Just like many other well-meaning and hard-working councillors, I despair of the devastation the impact of government cuts has had on our society, especially for those people who may need our help, and as we discuss the financial plan at these meetings I am sure I will be joined in these sentiments by members of the city’s ruling party. As has been the case in recent years, and as a result of constraints with funding outside even their control, I expect they will also have some tough decisions to make.
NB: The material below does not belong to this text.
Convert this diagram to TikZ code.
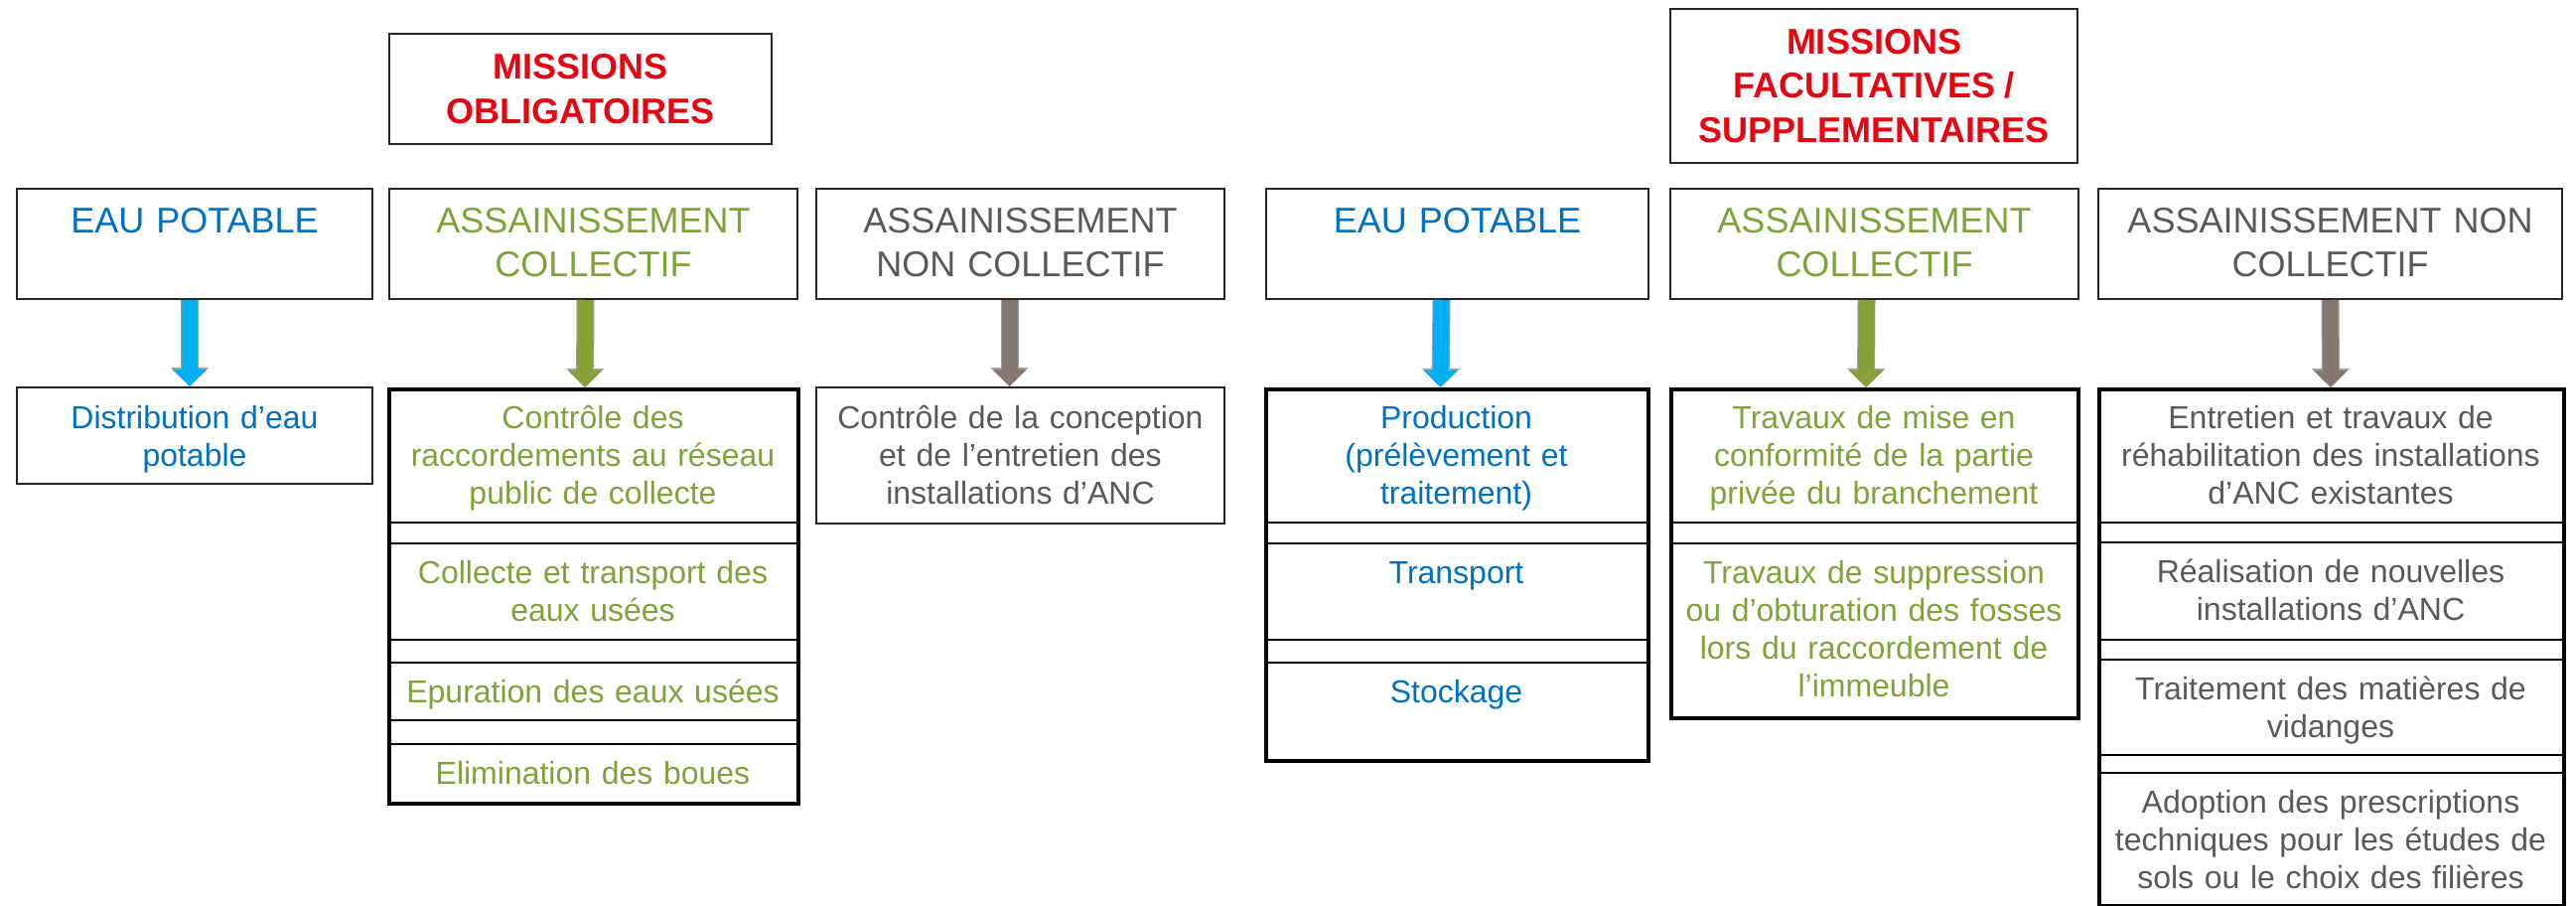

The essence of my ramblings on this page is a call for unity in the council chamber – for a change. Some will think I am being simplistic and have the wrong idea about local politics, but I am growing so tired of hearing from critics that carry an adversarial style of politics, and usually when the argument has no scope to succeed. The public purse has a limited income and will only stretch so far, yet local diehards appear to always express opposition to everything laid down by the council’s ruling party, a dogma that is perhaps borne from a somewhat medieval belief they must oppose the administration regardless. I do appreciate that democracy must allow freedom of speech and expression of one’s own beliefs, but I now feel that on this issue it is time to move away from the old-style of confrontational exchanges that have characterised previous budgets, and join a collective experience with all parties – including independents.

Yes, it is only right that we might hold conflicting views, and we can disagree when the time is right, but just for now I ask that we shelve any underlying distrust or political vendettas, agree to work with what we have got for now and then move forward in a shared vision to help the council deliver quality services.